Basta poco per fare la nostra parte

“Non c’era cibo, non c’era pane, si viveva con il ronzio dei droni – spiega la moderatrice Brianti –, e suo fratello è stato colpito da un proiettile perché si è avvicinato a un camion che distribuiva la farina. Poi, però, Majed ha conosciuto una ragazza, Lamis. Si sono innamorati, e in mezzo all’orrore è germogliato qualcosa di bello: lei è rimasta incinta. Bisognava fuggire: quando sono tornati in Italia non erano più due ma tre, c’era anche il piccolo Maher.
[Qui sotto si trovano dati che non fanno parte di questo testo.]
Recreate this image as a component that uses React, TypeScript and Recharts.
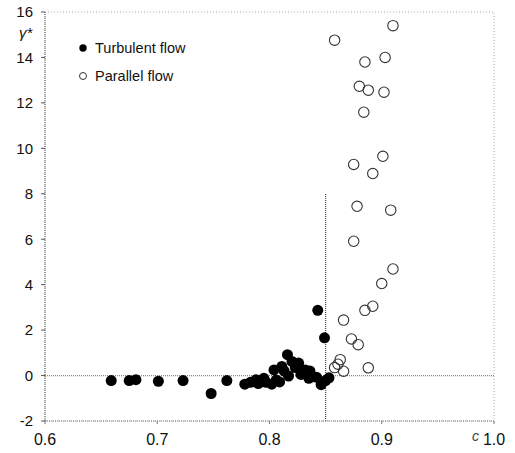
import React from "react";
import {
  ScatterChart,
  Scatter,
  XAxis,
  YAxis,
  ReferenceLine,
  ReferenceArea,
} from "recharts";

const xTicks = [0.6, 0.7, 0.8, 0.9, 1.0];
const yTicks = [-2, 0, 2, 4, 6, 8, 10, 12, 14, 16];
const legendLabels = ["Turbulent flow", "Parallel flow"];

const turbulentC = [
  0.659, 0.675, 0.681, 0.701, 0.723, 0.748, 0.762, 0.778, 0.783, 0.788, 0.79,
  0.795, 0.797, 0.802, 0.804, 0.806, 0.809, 0.811, 0.813, 0.816, 0.817, 0.82,
  0.823, 0.826, 0.828, 0.832, 0.836, 0.835, 0.842, 0.843, 0.846, 0.849, 0.85,
  0.853,
];
const turbulentG = [
  -0.22, -0.22, -0.18, -0.25, -0.22, -0.79, -0.22, -0.38, -0.3, -0.18, -0.35,
  -0.12, -0.3, -0.38, 0.25, -0.2, -0.28, 0.4, 0.2, 0.92, -0.02, 0.62, 0.35,
  0.55, 0.05, 0.25, 0.2, -0.12, -0.08, 2.87, -0.4, 1.66, -0.22, -0.1,
];

const parallelC = [
  0.91, 0.858, 0.903, 0.885, 0.88, 0.888, 0.902, 0.884, 0.901, 0.875, 0.892,
  0.878, 0.908, 0.875, 0.91, 0.9, 0.892, 0.885, 0.866, 0.873, 0.879, 0.863,
  0.888, 0.866, 0.858, 0.861,
];
const parallelG = [
  15.4, 14.76, 14.0, 13.8, 12.73, 12.56, 12.47, 11.59, 9.65, 9.29, 8.89, 7.45,
  7.28, 5.91, 4.69, 4.05, 3.05, 2.87, 2.44, 1.61, 1.36, 0.7, 0.34, 0.19, 0.35,
  0.5,
];

const turbulent = turbulentC.map((c, i) => ({ c, g: turbulentG[i] }));
const parallel = parallelC.map((c, i) => ({ c, g: parallelG[i] }));

const FONT = "'Liberation Sans', Arial, sans-serif";

const FilledDot = (props: any) => (
  <circle cx={props.cx} cy={props.cy} r={5.5} fill="#000" />
);
const OpenDot = (props: any) => (
  <circle
    cx={props.cx}
    cy={props.cy}
    r={5.2}
    fill="none"
    stroke="#333"
    strokeWidth={1.1}
  />
);

const LegendBox = () => (
  <div
    style={{
      position: "absolute",
      left: 78,
      top: 34,
      fontFamily: FONT,
      fontSize: 14.5,
      color: "#111",
      lineHeight: "28px",
    }}
  >
    <div style={{ display: "flex", alignItems: "center" }}>
      <svg width={10} height={10} style={{ marginRight: 7 }}>
        <circle cx={5} cy={5} r={3.7} fill="#000" />
      </svg>
      {legendLabels[0]}
    </div>
    <div style={{ display: "flex", alignItems: "center" }}>
      <svg width={10} height={10} style={{ marginRight: 7 }}>
        <circle cx={5} cy={5} r={3.5} fill="none" stroke="#333" strokeWidth={1} />
      </svg>
      {legendLabels[1]}
    </div>
  </div>
);

export default function App() {
  return (
    <div style={{ position: "absolute", left: 0, top: 0, background: "#fff" }}>
      <ScatterChart
        width={515}
        height={453}
        margin={{ top: 12, right: 21, bottom: 0, left: 0 }}
      >
        <XAxis
          type="number"
          dataKey="c"
          domain={[0.6, 1.0]}
          ticks={xTicks}
          tickFormatter={(v: number) => v.toFixed(1)}
          height={32}
          tickSize={3}
          tickMargin={10}
          axisLine={{ stroke: "#777", strokeDasharray: "1 1" }}
          tickLine={{ stroke: "#777" }}
          tick={{ fill: "#111", fontSize: 16, fontFamily: FONT }}
          allowDataOverflow
          label={(p: any) => {
            const vb = p.viewBox;
            return (
              <text
                x={vb.x + vb.width - 22}
                y={vb.y + 20}
                fontSize={14}
                fontStyle="italic"
                fontFamily={FONT}
                fill="#444"
              >
                c
              </text>
            );
          }}
        />
        <YAxis
          type="number"
          dataKey="g"
          domain={[-2, 16]}
          ticks={yTicks}
          width={45}
          tickSize={4}
          tickMargin={8}
          axisLine={{ stroke: "#555", strokeDasharray: "1 1" }}
          tickLine={{ stroke: "#555" }}
          tick={{ fill: "#111", fontSize: 15, fontFamily: FONT }}
          allowDataOverflow
          label={(p: any) => {
            const vb = p.viewBox;
            return (
              <text
                x={vb.x + 19}
                y={vb.y + 26}
                fontSize={15}
                fontStyle="italic"
                fontFamily={FONT}
                fill="#111"
              >
                γ*
              </text>
            );
          }}
        />
        <ReferenceArea
          x1={0.6}
          x2={1.0}
          y1={-2}
          y2={16}
          fill="none"
          stroke="#aaa"
          strokeDasharray="1 2"
          ifOverflow="visible"
        />
        <ReferenceLine y={0} stroke="#888" strokeDasharray="1 1" strokeWidth={1.2} />
        <ReferenceLine
          segment={[
            { x: 0.85, y: -2 },
            { x: 0.85, y: 8 },
          ]}
          stroke="#444"
          strokeDasharray="1 1"
          strokeWidth={1.2}
        />
        <Scatter
          name="Parallel flow"
          data={parallel}
          shape={<OpenDot />}
          isAnimationActive={false}
        />
        <Scatter
          name="Turbulent flow"
          data={turbulent}
          shape={<FilledDot />}
          isAnimationActive={false}
        />
      </ScatterChart>
      <LegendBox />
    </div>
  );
}
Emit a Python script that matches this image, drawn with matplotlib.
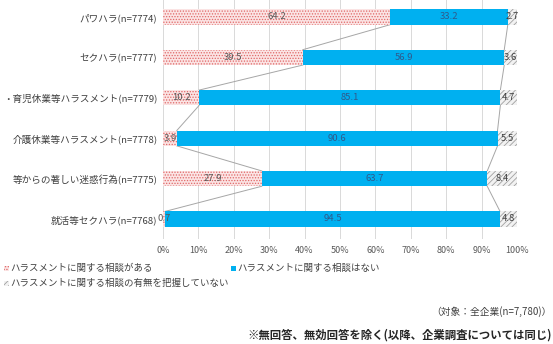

Questa però è una guerra diversa da quelle del 2014 e del 2018: più crudele, non fa prigionieri”. “Sì, perché è un genocidio – argomenta Majed –: ci sono civili, bambini, anziani che vivono nelle case che hanno costruito o comprato con gli sforzi di una vita, e vedono piovere le bombe sulla loro testa. Che colpa hanno? Il 7 ottobre non è colpa loro, la loro colpa è solamente essere palestinesi e vivere nella propria terra”.
“C’è una netta differenza tra la reazione popolare di fronte a un popolo sterminato con brutalità e i governi che si piegano agli interessi economici – aggiunge Marco Romeo –. È una guerra che si combatte anche con le parole: quando il significante e il significato si sganciano, diventa 'antisemita' anche un palestinese che per definizione è semita perché ha origine in quella terra. Da un lato c’è un esercito, e dall’altro una popolazione di civili che vive in regime di apartheid”.
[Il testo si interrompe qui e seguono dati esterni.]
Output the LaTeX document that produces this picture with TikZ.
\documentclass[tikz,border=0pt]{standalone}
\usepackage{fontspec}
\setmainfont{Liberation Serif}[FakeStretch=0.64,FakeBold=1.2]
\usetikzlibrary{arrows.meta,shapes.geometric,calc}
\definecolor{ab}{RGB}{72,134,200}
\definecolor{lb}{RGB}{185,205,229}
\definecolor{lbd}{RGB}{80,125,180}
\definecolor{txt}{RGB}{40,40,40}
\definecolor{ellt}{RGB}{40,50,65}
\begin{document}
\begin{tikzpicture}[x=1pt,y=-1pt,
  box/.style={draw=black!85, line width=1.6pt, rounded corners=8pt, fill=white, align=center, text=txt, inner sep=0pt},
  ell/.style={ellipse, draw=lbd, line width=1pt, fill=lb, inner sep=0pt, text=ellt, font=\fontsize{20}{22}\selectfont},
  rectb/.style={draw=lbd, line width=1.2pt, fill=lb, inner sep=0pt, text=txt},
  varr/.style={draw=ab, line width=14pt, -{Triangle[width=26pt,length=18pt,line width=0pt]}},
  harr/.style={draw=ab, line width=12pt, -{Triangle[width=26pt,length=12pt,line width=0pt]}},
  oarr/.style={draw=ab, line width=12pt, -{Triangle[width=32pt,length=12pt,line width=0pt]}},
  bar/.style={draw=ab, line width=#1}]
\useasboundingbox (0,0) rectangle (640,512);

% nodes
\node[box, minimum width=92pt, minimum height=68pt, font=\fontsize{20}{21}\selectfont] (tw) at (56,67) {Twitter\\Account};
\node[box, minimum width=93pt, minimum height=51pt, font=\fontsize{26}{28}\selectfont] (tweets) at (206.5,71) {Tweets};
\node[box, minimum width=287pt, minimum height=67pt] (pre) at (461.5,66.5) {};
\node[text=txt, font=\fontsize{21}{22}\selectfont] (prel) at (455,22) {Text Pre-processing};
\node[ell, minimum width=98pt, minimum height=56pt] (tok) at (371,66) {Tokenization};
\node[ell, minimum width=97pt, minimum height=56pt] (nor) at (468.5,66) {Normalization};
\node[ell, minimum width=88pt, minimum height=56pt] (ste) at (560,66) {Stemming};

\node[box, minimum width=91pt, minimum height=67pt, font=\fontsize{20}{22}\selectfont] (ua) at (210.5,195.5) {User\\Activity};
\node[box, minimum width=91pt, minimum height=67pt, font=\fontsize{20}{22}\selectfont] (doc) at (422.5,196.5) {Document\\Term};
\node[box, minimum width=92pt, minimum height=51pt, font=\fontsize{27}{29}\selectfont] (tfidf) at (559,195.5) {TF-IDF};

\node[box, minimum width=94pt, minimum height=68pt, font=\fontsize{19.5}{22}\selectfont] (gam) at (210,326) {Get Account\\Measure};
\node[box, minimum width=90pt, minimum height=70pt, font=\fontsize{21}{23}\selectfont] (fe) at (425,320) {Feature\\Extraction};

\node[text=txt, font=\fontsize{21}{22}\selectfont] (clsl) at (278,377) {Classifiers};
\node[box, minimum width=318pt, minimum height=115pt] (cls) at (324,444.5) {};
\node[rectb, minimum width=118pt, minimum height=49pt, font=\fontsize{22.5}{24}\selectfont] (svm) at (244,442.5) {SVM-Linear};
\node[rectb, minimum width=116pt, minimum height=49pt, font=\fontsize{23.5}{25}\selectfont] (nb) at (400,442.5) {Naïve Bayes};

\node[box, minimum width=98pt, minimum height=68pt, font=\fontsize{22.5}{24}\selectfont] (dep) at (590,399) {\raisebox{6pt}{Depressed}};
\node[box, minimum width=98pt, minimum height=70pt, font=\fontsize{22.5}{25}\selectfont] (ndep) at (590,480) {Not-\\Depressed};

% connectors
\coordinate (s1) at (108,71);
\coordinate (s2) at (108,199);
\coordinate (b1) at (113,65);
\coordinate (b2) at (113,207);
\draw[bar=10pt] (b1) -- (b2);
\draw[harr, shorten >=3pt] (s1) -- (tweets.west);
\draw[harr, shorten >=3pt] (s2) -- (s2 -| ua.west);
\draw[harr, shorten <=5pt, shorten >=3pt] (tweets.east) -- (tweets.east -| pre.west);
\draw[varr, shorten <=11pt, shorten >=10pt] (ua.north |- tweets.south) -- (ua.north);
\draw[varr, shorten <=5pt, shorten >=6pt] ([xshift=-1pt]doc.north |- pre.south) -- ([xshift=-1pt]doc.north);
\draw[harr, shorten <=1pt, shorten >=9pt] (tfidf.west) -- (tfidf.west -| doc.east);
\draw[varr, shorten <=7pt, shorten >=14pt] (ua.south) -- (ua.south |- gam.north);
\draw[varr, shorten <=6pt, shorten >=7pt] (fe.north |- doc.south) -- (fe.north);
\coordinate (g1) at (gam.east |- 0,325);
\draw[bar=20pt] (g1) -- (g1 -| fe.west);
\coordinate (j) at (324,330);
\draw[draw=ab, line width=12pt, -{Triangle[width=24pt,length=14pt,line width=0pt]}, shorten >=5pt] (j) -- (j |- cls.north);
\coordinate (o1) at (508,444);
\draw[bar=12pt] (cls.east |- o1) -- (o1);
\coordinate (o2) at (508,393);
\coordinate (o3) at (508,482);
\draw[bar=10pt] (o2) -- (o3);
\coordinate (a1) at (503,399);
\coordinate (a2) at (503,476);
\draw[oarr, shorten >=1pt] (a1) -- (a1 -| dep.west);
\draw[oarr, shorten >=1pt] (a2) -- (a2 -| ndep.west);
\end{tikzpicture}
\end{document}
“Basta poco per fare la nostra parte: dare una coperta a chi ne ha bisogno; essere un granellino di sabbia che sa disturbare quando serve – ha concluso la giornalista Brianti, con una domanda per Majed che guarda al futuro –. Cosa speri per il tuo bambino?” “Che viva e giochi insieme ad altri bambini, che vada a scuola e studi, senza preoccuparsi dei bombardamenti o dei droni e senza il rumore delle bombe intorno”.

Paolo Prazzoli

Nella foto, l'incontro a Calendasco nell'ambito dell'iniziativa “Transitare” con Majed Al-Shorbaij, tornato da poco in Italia dalla Plastina, insieme a Marco Romeo di Potere al Popolo e a Emilio Rossi del CIAC.